GIGABYTEはあえてBIOSを採用。使い勝手はこれまでと同じ。
−Sandy Bridgeのマザーでは各社、BIOSに代わってEFIを導入してきました。しかしGIGABYTEは従来からのBIOSを選択しています。それは何故でしょうか?

[Joshua Yeo氏]確かにSandy Bridge世代からEFIが推奨されています。ただし、EFIは新しい技術のため、予期せぬ問題が出る可能性があり、そうしたトラブルを回避する意味で、今回はBIOSを用いています。

 弊社は自社でBIOSメニューを開発していますので、ハードウェアの性能を引き出すという面でもノウハウのあるBIOSの方がベストです。また、P67を選ぶお客様はオーバークロックなど自作PCの経験豊かな方が多いと思われます。そうした方には慣れ親しんだBIOS画面の方が使い勝手がいいのではないか、と考えたのも理由です。

 ただ、現時点ではこうした方針ですが、将来的にはEFI対応とする可能性はあります。

−つまり今回のBIOSという選択は恒久的なものではない?

[Joshua Yeo氏]状況を見計らって、EFIを搭載するということもあり得ることです。

 先ほども申し上げましたが、GIGABYTEはBIOSの開発を社内で行っておりますので、EFI時代になっても素早い対応が可能です。もっとも、現在のGIGABYTEのBIOSでも3TB HDDに対応していますので、「BIOSだから」という制約は無いと考えます。

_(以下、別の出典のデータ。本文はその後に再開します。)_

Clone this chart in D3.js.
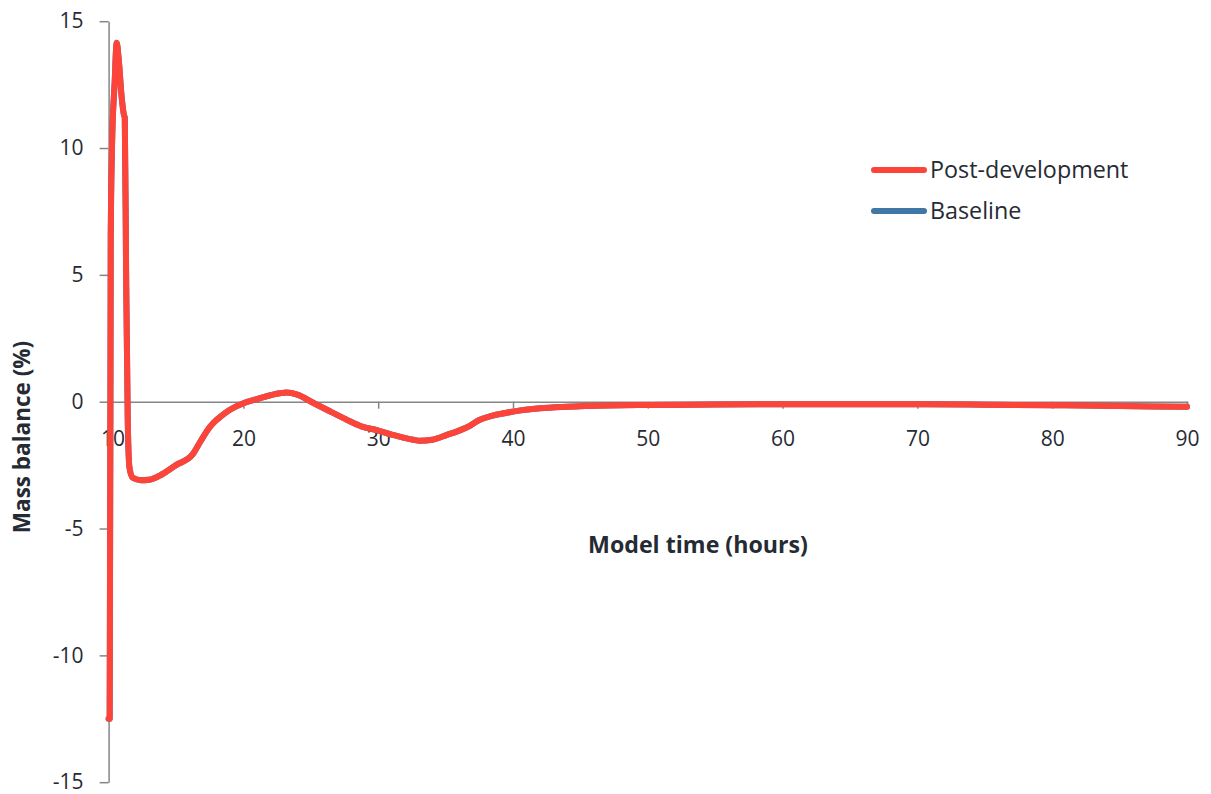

 むしろ、グラフィカルなEFIのメニューと違い、「従来あった機能がどこにいったのか分からない」といったことがない分、扱いやすいのではないでしょうか。


なお、今回はオーバークロッカーとして有名なDuck氏にGIGABYTEのマザーボードを用いてオーバークロックを試してもらった。その様子は別レポートで改めて紹介する予定だ。
−ここまで全般的な新機能についてお聞きしました。最後にGIGABYTEとして注目しているCPUとそれにベストなマザーボードを選んでいただけますか。

[Joshua Yeo氏]弊社としては、パフォーマンスユーザー向けで倍率ロックフリーなCore i7-2600Kをオススメしたいですね。組み合わせるならばNF200を搭載し3-way SLIに対応するGA-P67A-UD7。もしくはGA-P67A-UD5が良いのではないでしょうか。是非GIGABYTEのマザーボードでオーバークロックパフォーマンスを狙って欲しいですね。